As the pandemic subdued, it was time to pull everyone back together. “To reconnect,” Risso says. “Not just the people who work here, but people who have been helping me with music, friends that are musicians, artists, our interpreters, the models, the casting, everyone. Everyone that actually is part of the circle.

“And we started this epistolary work which reconfirmed that what we do is a practice, that it’s made out of not just the pyramidical egocentrical designer work. What we make is very much informed by the joint ventures of these people. And so that’s how Marni evolved in this pathway of this strange gap of two years.”

Views of outfits being prepared for Marni’s SS23 show in the Milan studio © Piotr Niepsuj

Risso at work © Piotr Niepsuj

You could call it a school of Marni — a collective approach, exemplified by the multi-faceted casting and multisensory experiences of Marni’s last two fashion shows. Alongside the diverse casting, they each featured music devised by the English singer-songwriter and producer Dev Hynes and art direction by Babak Radboy, who has also worked with Telfar in New York. And both disrupted the idea of the traditional fashion show, with dozens of models weaving their way through an audience arranged not in the strictly regimented rows of hierarchical fashion seating, but organically gathered as if to celebrate.

Risso is interested in emotional responses, and these two shows for 2022 both elicited strong responses from their audiences. A few people burst into tears at the spring/summer 2022 show, inspired by the idea of communities and teams, with a choir singing and clothes based around, among other things, football kits and school uniforms as badges of belonging.

A number of critics, conversely, were irritated by the autumn/winter 2022 show staging in that dimly lit warehouse. They complained they couldn’t see the clothes, which you couldn’t. Risso is philosophical. “I was curious about how we could, in a way, create some kind of mystery where you wouldn’t know where to look,” he said — and, for him, the show is about more than just showing clothes. It’s about a mood or a feeling. The sales of the garments, after all, happen away from the runway. “And I must say, in terms of let’s say numbers, it was the most successful ever collection that we made,” he says proudly.

Another criticism sometimes hurled at Risso is that his Marni maybe isn’t very . . . Marni. Certainly his clothes don’t look like Castiglioni’s, which were often breezy and summery, rounded shapes paired with bold print, heavy platform shoes and chunky jewellery. Risso is tall and slender, and his clothes tend to tug out an elongated line. Knitwear is important — he cites Marni’s striped mohair as a huge success.

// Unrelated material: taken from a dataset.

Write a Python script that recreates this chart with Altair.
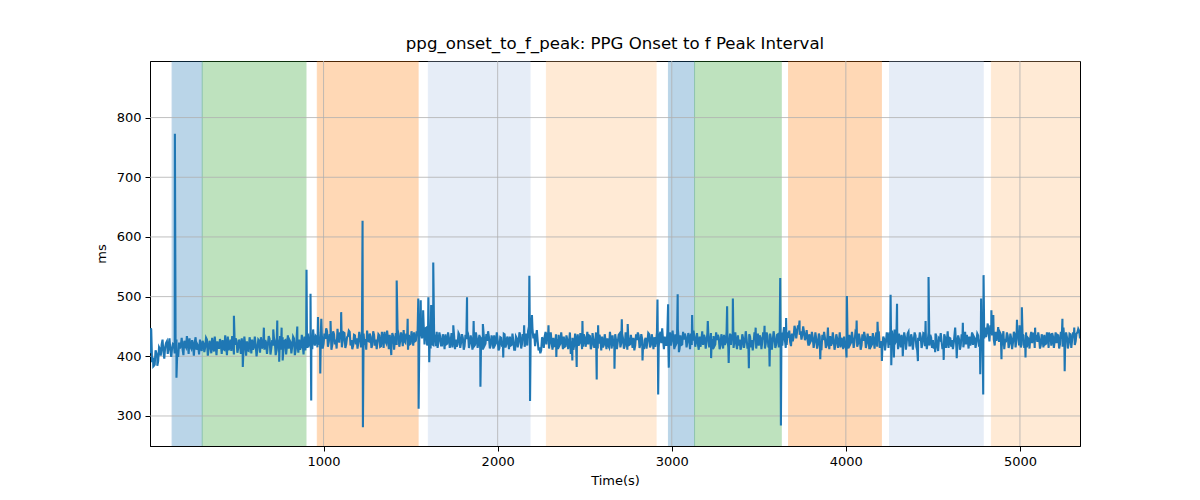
import altair as alt
import pandas as pd

# ---------------- data ----------------
SAMPLE_STEP = 10  # seconds between baseline samples; a second reading sits mid-window

base_seg_a = [432, 445, 398, 386, 405, 392, 412, 420, 408, 415, 425, 418, 410, 414]
base_seg_b = [420, 416, 410, 423, 418, 412, 426, 415, 421, 430, 413, 419, 424, 411, 417, 428, 409]
base_seg_c = [422, 415, 428, 412, 419, 431, 408, 417, 425, 414,
              420, 427, 411, 418, 433, 416, 409, 424, 419, 426,
              414, 421, 430, 412, 418, 425, 409, 422, 428, 415,
              419, 413, 426, 432, 417, 411, 423, 420, 429, 414,
              418, 425, 410, 421, 434, 416, 412, 427, 419, 413,
              424, 417, 430, 411, 422, 428, 415, 420, 433, 426]
base_seg_d = [438, 422, 430, 445, 418, 432, 440, 425, 436, 421,
              429, 442, 424, 433, 419, 437, 428, 446, 423, 431,
              426, 439, 420, 434, 441, 427, 418, 435, 430, 424,
              432, 421, 438, 429, 443, 425, 433, 419, 436, 428,
              424, 435, 417, 430, 441, 422, 429, 436, 420, 433,
              427, 419, 438, 425, 431, 444, 423, 429, 436, 421,
              433, 440, 426, 437, 430]
base_seg_e = [445, 438, 420, 448, 432, 425, 436, 419, 430, 441,
              424, 433, 418, 429, 437, 421, 431, 426, 415, 434,
              428, 420, 436, 423, 431, 417, 429, 438, 422, 427,
              433, 419, 430, 425, 412, 428, 436, 421, 426, 432,
              418, 429, 435, 422, 427, 414, 431, 424, 437, 420,
              428, 433, 419, 426, 411, 430, 423, 436, 421, 429,
              425, 418, 450, 443]
base_seg_f = [446, 438, 432, 425, 415, 410, 428, 433, 420, 436,
              427, 422, 431, 418, 429, 436, 421, 426, 433, 417,
              428, 424, 404, 431, 419, 426, 437, 422, 429, 416,
              432, 425, 420, 434, 418, 427, 423, 436, 421, 429,
              433, 419, 426, 430, 415, 428, 435, 420, 427, 424,
              438, 422, 430, 417, 428, 433, 420, 426, 431, 418,
              427, 435, 421, 429, 412, 431, 424, 437, 419, 428,
              432, 425]
base_seg_g = [430, 436, 422, 428, 433, 419, 426, 440, 431, 425, 437,
              423, 429, 435, 420, 428, 433, 424, 430, 438, 426, 432]
base_seg_h = [427, 421, 433, 426, 419, 431, 424, 437, 422, 429,
              434, 420, 427, 431, 418, 428, 436, 423, 430, 425,
              419, 432, 426, 421, 435, 428, 416, 430, 424, 429,
              420, 433, 427, 422, 436, 425, 418, 431, 424, 428,
              421, 434, 415, 429, 426, 432, 420, 437, 428, 440]
base_seg_i = [436, 427, 419, 431, 424, 438, 432, 445, 441, 447,
              442, 436, 440, 433, 428, 437, 426, 431, 424, 429,
              421, 433, 412, 427, 431, 418, 425, 434, 422, 428,
              419, 430, 424, 415, 427, 433, 420, 428, 436, 423,
              429, 425, 437, 421, 430, 418, 426, 433, 422, 428,
              434, 420, 427, 431, 416, 438, 425]
base_seg_j = [417, 429, 423, 435, 440, 422, 431, 445, 426, 412,
              428, 436, 420, 432, 425, 441, 418, 430, 427, 435,
              410, 426, 433, 421, 438, 429, 424, 418, 431, 427,
              422, 434, 409, 428, 425, 420, 432, 426, 414, 430,
              427, 423, 436, 421, 429, 418, 432, 425, 420, 428,
              433, 426, 419, 430, 424, 435, 428, 440, 445]
base_seg_k = [448, 442, 438, 452, 435, 428, 441, 433, 424, 437,
              429, 412, 426, 434, 421, 430, 423, 437, 428, 441,
              432, 420, 435, 426, 415, 429, 433, 422, 438, 427,
              424, 431, 419, 428, 436, 421, 430, 425, 418, 433,
              427, 422, 435, 420, 429, 448, 426, 432, 421, 437,
              428, 434, 425, 440, 443]

# mid-window readings (the other edge of the dense band)
mid_seg_a = [405, 390, 384, 410, 398, 415, 401, 428, 396, 422, 404, 430, 399, 421]
mid_seg_b = [405, 428, 399, 413, 431, 402, 418, 434, 404, 416, 427, 401, 432, 420, 403, 415, 426]
mid_seg_c = [407, 431, 401, 426, 405, 418, 433, 402, 414, 429,
             404, 412, 435, 402, 410, 428, 434, 403, 430, 406,
             428, 404, 413, 433, 401, 410, 432, 405, 411, 433,
             400, 428, 406, 413, 432, 427, 404, 434, 403, 427,
             431, 402, 430, 406, 411, 432, 426, 403, 435, 427,
             405, 433, 402, 429, 406, 411, 436, 403, 410, 414]
mid_seg_d = [418, 441, 412, 426, 434, 415, 423, 444, 413, 438,
             447, 416, 437, 411, 442, 420, 413, 430, 440, 415,
             440, 414, 432, 443, 418, 412, 436, 420, 413, 441,
             415, 440, 419, 411, 426, 438, 414, 442, 418, 412,
             437, 416, 441, 414, 425, 443, 412, 418, 439, 411,
             439, 445, 416, 440, 417, 425, 438, 411, 420, 442,
             418, 425, 442, 414, 447]
mid_seg_e = [430, 452, 447, 418, 441, 413, 420, 438, 417, 414,
             440, 418, 437, 412, 420, 440, 414, 439, 433, 412,
             416, 439, 414, 437, 411, 436, 442, 414, 435, 411,
             417, 440, 414, 436, 430, 411, 418, 437, 442, 413,
             435, 413, 419, 440, 410, 432, 416, 438, 415, 433,
             412, 418, 438, 411, 433, 415, 440, 413, 437, 416,
             438, 443, 428, 455]
mid_seg_f = [430, 417, 444, 410, 405, 432, 414, 441, 437, 413,
             440, 411, 417, 437, 412, 418, 440, 412, 416, 435,
             412, 440, 425, 411, 438, 414, 418, 439, 412, 437,
             416, 441, 435, 412, 439, 414, 440, 413, 436, 410,
             415, 437, 412, 418, 441, 413, 419, 437, 412, 436,
             415, 438, 413, 440, 411, 419, 436, 414, 410, 437,
             440, 414, 437, 416, 427, 413, 439, 415, 437, 412,
             416, 440]
mid_seg_g = [415, 441, 447, 412, 419, 441, 414, 418, 443, 412, 420,
             445, 413, 419, 441, 438, 415, 439, 412, 419, 443, 416]
mid_seg_h = [439, 411, 416, 442, 436, 413, 440, 415, 439, 412,
             417, 440, 436, 412, 437, 413, 419, 441, 414, 438,
             437, 414, 440, 412, 418, 411, 437, 414, 442, 413,
             437, 415, 410, 440, 413, 438, 435, 412, 440, 413,
             440, 416, 438, 411, 442, 414, 436, 415, 443, 418]
mid_seg_i = [449, 414, 440, 443, 417, 425, 451, 430, 452, 436,
             428, 450, 427, 444, 418, 423, 441, 414, 440, 413,
             438, 412, 436, 441, 414, 437, 412, 418, 440, 411,
             437, 414, 440, 431, 412, 418, 440, 413, 420, 441,
             414, 440, 416, 438, 411, 437, 441, 414, 438, 412,
             417, 439, 413, 440, 436, 414, 420]
mid_seg_j = [433, 410, 440, 414, 419, 443, 412, 423, 440, 438,
             415, 421, 440, 411, 438, 418, 437, 411, 440, 416,
             431, 440, 414, 439, 417, 412, 440, 436, 414, 413,
             438, 416, 430, 439, 412, 437, 414, 442, 431, 416,
             412, 439, 414, 435, 411, 437, 415, 441, 436, 413,
             418, 440, 433, 414, 438, 416, 421, 450, 430]
mid_seg_k = [432, 455, 425, 440, 446, 418, 426, 449, 440, 415,
             442, 427, 440, 414, 438, 412, 441, 415, 442, 418,
             415, 437, 414, 440, 431, 413, 441, 438, 414, 436,
             440, 413, 437, 415, 420, 440, 414, 438, 439, 414,
             440, 436, 413, 441, 416, 425, 440, 413, 438, 414,
             440, 419, 438, 446, 430]

spike_times = [8, 22, 45, 146, 150, 155, 485, 536, 657, 711, 734, 745, 759, 765, 849,
               902, 912, 925, 929, 968, 981, 987, 1040, 1101, 1224, 1226,
               1389, 1420, 1483, 1544, 1546, 1558, 1572, 1602, 1607, 1618, 1630,
               1745, 1824, 1862, 1901, 1915, 2032, 2152, 2182, 2186, 2197,
               2292, 2337, 2429, 2454, 2487, 2569, 2577, 2671, 2713, 2747, 2832,
               2918, 2922, 2979, 2983, 3034, 3041, 3117, 3207, 3226, 3318, 3327, 3351,
               3443, 3482, 3533, 3562, 3623, 3627, 3657, 3734, 3853, 3897,
               4004, 4006, 4062, 4182, 4207, 4257, 4261, 4276, 4294, 4327,
               4414, 4458, 4475, 4513, 4562, 4628, 4637, 4672, 4772, 4777, 4789, 4791,
               4836, 4847, 4894, 4983, 4998, 5011, 5032, 5087, 5167, 5244, 5257, 5312]
spike_values = [447, 383, 384, 773, 420, 364, 468, 382, 448, 445, 460, 391, 448, 393, 450,
                545, 415, 505, 326, 466, 371, 463, 459, 474, 627, 281,
                402, 527, 463, 497, 312, 494, 477, 499, 390, 486, 557,
                452, 499, 459, 349, 454, 398, 452, 535, 325, 469,
                452, 399, 393, 382, 459, 361, 452, 379, 462, 454, 393,
                495, 336, 487, 381, 504, 407, 469, 459, 397, 484, 389, 497,
                380, 448, 451, 383, 531, 284, 464, 460, 395, 448,
                398, 501, 460, 458, 392, 503, 385, 398, 488, 400,
                392, 459, 533, 407, 394, 448, 397, 456, 370, 497, 336, 536,
                477, 469, 395, 461, 452, 482, 398, 448, 440, 463, 375, 448]

span_start = [130, 303, 964, 1602, 2280, 2981, 3131, 3671, 4251, 4836]
span_end = [303, 899, 1543, 2186, 2910, 3131, 3629, 4204, 4789, 5345]
span_kind = ["a", "b", "c", "d", "e", "a", "b", "c", "d", "e"]
kind_names = ["a", "b", "c", "d", "e"]
kind_colors = ["#1f77b4", "#2ca02c", "#ff7f0e", "#aec7e8", "#ffbb78"]

x_domain = [3, 5345]
y_domain = [249.7, 894.8]
x_ticks = [1000, 2000, 3000, 4000, 5000]
y_ticks = [300, 400, 500, 600, 700, 800]

# ---------------- build tables ----------------
base_values = (base_seg_a + base_seg_b + base_seg_c + base_seg_d + base_seg_e +
               base_seg_f + base_seg_g + base_seg_h + base_seg_i + base_seg_j + base_seg_k)
mid_values = (mid_seg_a + mid_seg_b + mid_seg_c + mid_seg_d + mid_seg_e +
              mid_seg_f + mid_seg_g + mid_seg_h + mid_seg_i + mid_seg_j + mid_seg_k)

times, values = [], []
for i, (b, m) in enumerate(zip(base_values, mid_values)):
    times += [i * SAMPLE_STEP, i * SAMPLE_STEP + SAMPLE_STEP / 2]
    values += [b, m]

line_df = pd.DataFrame({"t": times + spike_times,
                        "v": values + spike_values}).sort_values("t", kind="stable")
line_df = line_df[line_df["t"] <= x_domain[1]]
span_df = pd.DataFrame({"start": span_start, "end": span_end, "kind": span_kind})
xgrid_df = pd.DataFrame({"gx": x_ticks})
ygrid_df = pd.DataFrame({"gy": y_ticks})

FONT = "DejaVu Sans"
GRID = "#b0b0b0"

x_scale = alt.Scale(domain=x_domain, nice=False, zero=False)
y_scale = alt.Scale(domain=y_domain, nice=False, zero=False)

spans = alt.Chart(span_df).mark_rect(opacity=0.3, strokeWidth=1, clip=True).encode(
    x=alt.X("start:Q", scale=x_scale),
    x2="end:Q",
    fill=alt.Fill("kind:N", scale=alt.Scale(domain=kind_names, range=kind_colors), legend=None),
    stroke=alt.Stroke("kind:N", scale=alt.Scale(domain=kind_names, range=kind_colors), legend=None),
)

# grid drawn above the shaded spans but below the line (as matplotlib does)
xgrid = alt.Chart(xgrid_df).mark_rule(color=GRID, strokeWidth=0.8).encode(
    x=alt.X("gx:Q", scale=x_scale)
)
ygrid = alt.Chart(ygrid_df).mark_rule(color=GRID, strokeWidth=0.8).encode(
    y=alt.Y("gy:Q", scale=y_scale)
)

line = alt.Chart(line_df).mark_line(color="#1f77b4", strokeWidth=2.1, clip=True).encode(
    x=alt.X("t:Q", scale=x_scale,
            axis=alt.Axis(title="Time(s)", values=x_ticks, format="d", titlePadding=6)),
    y=alt.Y("v:Q", scale=y_scale,
            axis=alt.Axis(title="ms", values=y_ticks, format="d", titlePadding=8)),
)

chart = alt.layer(spans, xgrid, ygrid, line).properties(
    width=930,
    height=385,
    autosize=alt.AutoSizeParams(type="none"),
    padding={"left": 142, "top": 53, "right": 110, "bottom": 45},
    title=alt.TitleParams(
        "ppg_onset_to_f_peak: PPG Onset to f Peak Interval",
        font=FONT, fontSize=16.6, fontWeight="normal", color="black",
        anchor="middle", offset=8,
    ),
).configure_axis(
    grid=False,
    domainColor="black", domainWidth=1, tickColor="black", tickSize=5,
    labelColor="black", titleColor="black",
    labelFont=FONT, titleFont=FONT, labelFontSize=13, titleFontSize=13,
    titleFontWeight="normal", labelPadding=4,
).configure_view(stroke="black", strokeWidth=1)

chart.save("out.html", embed_options={"renderer": "svg", "actions": False})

Risso tries an outfit on a model © Piotr Niepsuj

Risso in his Marni office © Piotr Niepsuj

But he also sees a thread that connects his creations back to what Castiglioni was doing, way back in the day. “Marni was born with this free spirit,” Risso says. “I feel it’s re-enacting — in a way that looks so different for the outside world, but people can actually see so many of these similarities. There’s something about the rawness of the hand that I keep going back to . . . there was something like that back in the days at Marni, that fragility.”

That feeling is something Risso himself has always loved. He used to make his own clothes as a teenager — or rather he remade them, ripping and tearing pieces, stitching over and customising. He still does it today. “To everything!” Risso laughs. “Even my Marni clothes, which probably are already ripped by definition when they go for production. But actually, I cannot avoid ripping more.”

Risso doesn’t necessarily see destruction as a bad thing, he says. “I cannot find beauty if I don’t destroy, because within destroying, I can see that I can find some other side that was kind of hidden,” he says. Then he smiles. “Like a beautiful Frankenstein.”